10.Warner Bro's Sitcom shows use real live studio audience laughter, no machines included.
Contrary to popular belief, Warner Brothers does not use automated laughter for their sitcoms. It call comes from their live studio audience. A big reason why WB performs their sitcoms live is to make the script, in a sense, funnier. If the audience doesn't laugh at a line, the writers will adjust the script until they get the reaction they want.
11. It's FREE to be a part of the live studio audience for a Sitcom show.

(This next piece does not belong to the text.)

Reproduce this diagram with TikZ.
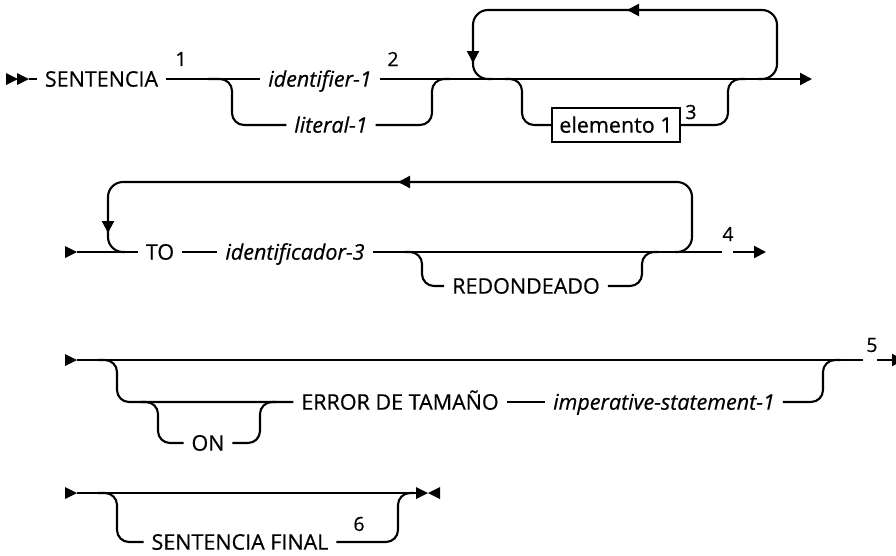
\documentclass[tikz,border=0pt]{standalone}
\usepackage{fontspec}
\setmainfont{Open Sans}[UprightFeatures={FakeBold=0.5},ItalicFeatures={FakeBold=0.5}]
\usetikzlibrary{arrows.meta}
\tikzset{
  rail/.style={line width=2.1pt, rounded corners=12pt},
  loopr/.style={line width=2.1pt, rounded corners=15pt},
  lbl/.style={font=\fontsize{21.5}{25}\selectfont, inner sep=0pt, outer xsep=8pt, text height=15.3pt, text depth=0pt},
  var/.style={lbl, font=\fontsize{21.5}{25}\selectfont\itshape},
  num/.style={font=\fontsize{19.5}{22}\selectfont, inner sep=0pt},
  elbox/.style={lbl, draw, line width=1.8pt, inner xsep=7.5pt, inner ysep=9.3pt, outer xsep=0pt},
  arr/.style={line width=2.1pt, -{Triangle[length=12pt,width=12pt]}},
  trir/.pic={\fill (-12,-6) -- (0,0) -- (-12,6) -- cycle;},
  tril/.pic={\fill (12,-6) -- (0,0) -- (12,6) -- cycle;}
}
\begin{document}
\begin{tikzpicture}[x=1pt,y=-1pt]
\clip (0,0) rectangle (896,555);
\fill[white] (0,0) rectangle (896,555);

% ---------- Row 1 ----------
\pic at (18,79) {trir};
\pic at (29,79) {trir};
\node[lbl] (sent) at (101.5,79) {SENTENCIA};
\draw[rail] (29,79) -- (sent.west);
\node[var] (id1) at (320,79) {identifier-1};
\draw[rail] (sent.east) -- (id1.west);
\node[num] (n1) at (181,59) {1};
\node[var] (lit1) at (331,125) {literal-1};
\draw[rail] (208,79) -- (232,79) -- (232,125) -- (lit1.west);
\draw[rail] (lit1.east) -- (432,125) -- (432,79) -- (450,79);
\draw[arr] (id1.east) -- (812,79);
\node[num] (n2) at (393,59) {2};
% repetition loop
\draw[loopr] (492,79) -- (473,79) -- (473,10) -- (777,10) -- (777,79) -- (758,79);
\draw[arr] (473,45) -- (473,63);
\draw[arr] (645,10) -- (627,10);
% optional elemento
\node[elbox] (el) at (616,125) {elemento 1};
\draw[rail] (505,79) -- (522,79) -- (522,125) -- (el.west);
\draw[rail] (el.east) -- (728,125) -- (728,79) -- (745,79);
\node[num] (n3) at (691,112) {3};

% ---------- Row 2 ----------
\pic at (77,252) {trir};
\node[lbl] (to) at (160,252) {TO};
\draw[rail] (77,252) -- (to.west);
\node[var] (id3) at (295,252) {identificador-3};
\draw[rail] (to.east) -- (id3.west);
\draw[rail] (id3.east) -- (722,252);
\node[num] (n4) at (728,234) {4};
\draw[arr] (733,252) -- (766,252);
\draw[loopr] (125,252) -- (108,252) -- (108,182) -- (692,182) -- (692,252) -- (675,252);
\draw[arr] (108,215) -- (108,233);
\draw[arr] (416,182) -- (398,182);
\node[lbl] (red) at (526,286) {REDONDEADO};
\draw[rail] (405,252) -- (422,252) -- (422,286) -- (red.west);
\draw[rail] (red.east) -- (642,286) -- (642,252) -- (658,252);

% ---------- Row 3 ----------
\pic at (77,360) {trir};
\draw[rail] (77,360) -- (863,360);
\node[num] (n5) at (872,345) {5};
\draw[arr] (877,360) -- (904,360);
\node[lbl] (err) at (400,402) {ERROR DE TAMAÑO};
\draw[rail] (98,360) -- (117,360) -- (117,402) -- (err.west);
\node[lbl] (on) at (208,443) {ON};
\draw[rail] (141,402) -- (158,402) -- (158,443) -- (on.west);
\draw[rail] (on.east) -- (260,443) -- (260,402) -- (276,402);
\node[var] (imp) at (664,402) {imperative-statement-1};
\draw[rail] (err.east) -- (imp.west);
\draw[rail] (imp.east) -- (823,402) -- (823,360) -- (840,360);

% ---------- Row 4 ----------
\pic at (77,493) {trir};
\draw[rail] (77,493) -- (418,493);
\pic at (428,493) {trir};
\pic at (428,493) {tril};
\node[lbl] (sf) at (240,542) {SENTENCIA FINAL};
\draw[rail] (98,493) -- (117,493) -- (117,542) -- (sf.west);
\node[num] (n6) at (359,524) {6};
\draw[rail] (sf.east) -- (398,542) -- (398,493) -- (414,493);
\end{tikzpicture}
\end{document}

That's right, it's completely free to see your favorite sitcoms live at WBs Studio. However, the trick is actually getting the tickets. tvtickets.com is where you go to not only purchase tickets but also see when tickets for certain shows will go on sale. A tip from WBs is to sign on two minutes before ticket release and keep refreshing until you see the "select ticket" button. Then move as fast as your fingers will carry you!
12. WB's stage 16 is the largest stage in North America.
Stage 16 is where the t-rex in Jurassic Park first broke free from it's cage, scaring the pants off of audiences everywhere. It's also the stage where Warner Bros filmed The Perfect Storm and where Mark Wahlberg got seriously sea-sick.
13. Warner Bro's Prop House contains phones from every decade.
From rotary dial phones of every color, to cell phones of every shape and size, the phone shelves is just a small portion of movie history residing in the incredible maze of Warner Brother's prop house.
14. WB's Stage 7 is known as the "Lucky Stage."
Stage 7 is referred to as the lucky stage because it was the set for three of Warner Bros Oscar and best picture winners: Casablanca, My Fair Lady and The Life of Emile Zola.